Some think that preachers pioneered using the street as a pulpits to preach the gospel. No, it was in fact solo guitarists like the late Jackson Chinembiri ‘Sinyoro’ of the Dzemagitare fame who started off from the previously prohibited First Street.

He used to entertain people enjoying their take-away lunches and others waiting for their loved ones at the pedestrian traffic only street.

Long beard and brown suits were his trademarks.

“First Street reminds me of the good old days, I used to meet my girlfriend in First Street were Sinyoro used to play his acoustic guitar. There were no cellphones then and we would make appointments to meet on First Street,” says Nyasha Panda.

First Street brought familiar radio voices to the people as they watched live musical performances for free.

Those who could not afford visiting movie houses sought entertainment along First Street and some even met their lifetime partners while enjoying entertainment on the street.

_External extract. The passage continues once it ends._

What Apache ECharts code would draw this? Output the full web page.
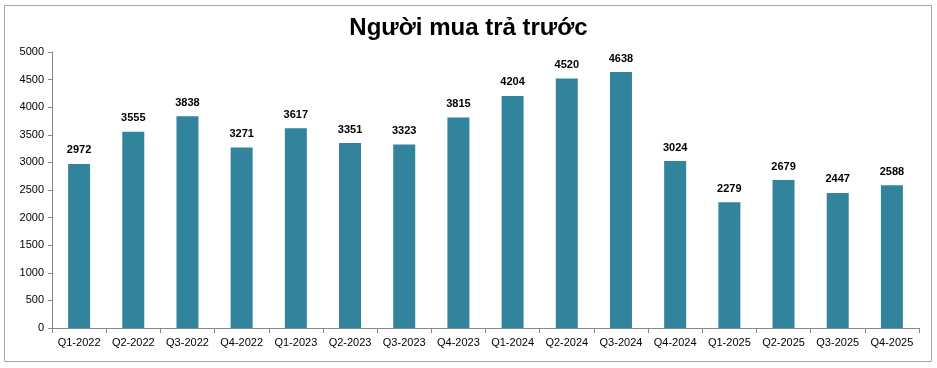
<!DOCTYPE html>
<html><head><meta charset="utf-8">
<script src="https://cdn.jsdelivr.net/npm/echarts@6/dist/echarts.min.js"></script>
<style>html,body{margin:0;padding:0;background:#fff}#c{width:937px;height:368px}</style>
</head><body><div id="c"></div>
<script>
const categories = ["Q1-2022","Q2-2022","Q3-2022","Q4-2022","Q1-2023","Q2-2023","Q3-2023","Q4-2023","Q1-2024","Q2-2024","Q3-2024","Q4-2024","Q1-2025","Q2-2025","Q3-2025","Q4-2025"];
const values = [2972,3555,3838,3271,3617,3351,3323,3815,4204,4520,4638,3024,2279,2679,2447,2588];
const titleText = "Người mua trả trước";

const chart = echarts.init(document.getElementById('c'));
chart.setOption({
  animation: false,
  graphic: [{type:'rect', shape:{x:4.5,y:5.5,width:927,height:356}, style:{fill:'none', stroke:'#a6a6a6', lineWidth:1}, z:-1}],
  title: {text: titleText, left: 'center', top: 11, textStyle:{fontFamily:'Liberation Sans', fontSize:24, fontWeight:'bold', color:'#000'}},
  grid: {left: 52, right: 18, top: 52, bottom: 40},
  xAxis: {type:'category', data: categories,
    axisLine:{lineStyle:{color:'#868686'}},
    axisTick:{show:true, length:5, alignWithLabel:false, lineStyle:{color:'#868686'}},
    axisLabel:{color:'#000', fontFamily:'Liberation Sans', fontSize:11, margin:9, interval:0}},
  yAxis: {type:'value', min:0, max:5000, interval:500,
    splitLine:{show:false},
    axisLine:{show:true, lineStyle:{color:'#868686'}},
    axisTick:{show:true, length:4, lineStyle:{color:'#868686'}},
    axisLabel:{color:'#000', fontFamily:'Liberation Sans', fontSize:11, margin:8, formatter: v => String(v)}},
  series: [{type:'bar', data: values, barWidth: 22,
    itemStyle:{color:'#31849b'},
    label:{show:true, position:'top', distance:8, color:'#000', fontFamily:'Liberation Sans', fontSize:11, fontWeight:'bold'}}]
});
</script></body></html>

John White, who mostly performed in trains also met his fans in First Street rubbing off the infamous colonial memories.

“I was elated to meet John White in early 1980’s playing his acoustic guitar on First Street and I will never forget the day and that same day l met my boyfriend who is now my husband,” said Violet Sangana.

First Street’s entertainment history will not be complete without mentioning a magician popularly known as Wasu who was a regular entertainer then. He was famous for conjuring tricks of walking on a wire and lifting a piece of railway line using teeth.

Wasu also staged solo comedy coupled with diplomatic demand for money to conduct his tricks. He used to conduct his entertainment shows barefooted, shirtless, and sometimes in a tattered overalls.

“Wasu was a great entertainer, he asked for payment first before doing what he knew best. It was rare for me to get into town and leave without visiting First Street for entertainment and I enjoyed his jokes and how he would walk on a wire,” said Gibson Homera.

Freddy Manjalima popularly known as Kapfupi rose to fame on First Street with his street theatre dramas along with fellow actors Marabha and Jeffery Chikwesere popularly known as Aphiri before they were recognized by ZBC Tv. Theirs was a continuation of what used to happen soon after independence when First Street opened its gates to its own.

The liberation of the Zone explains why First street in a walking zone, which was the main reason whites prohibited blacks from using it, something that few bon frees know about. It was a colonial thing, yet its importance is enduring in more ways than one. Street shows and dramas were made for First Street.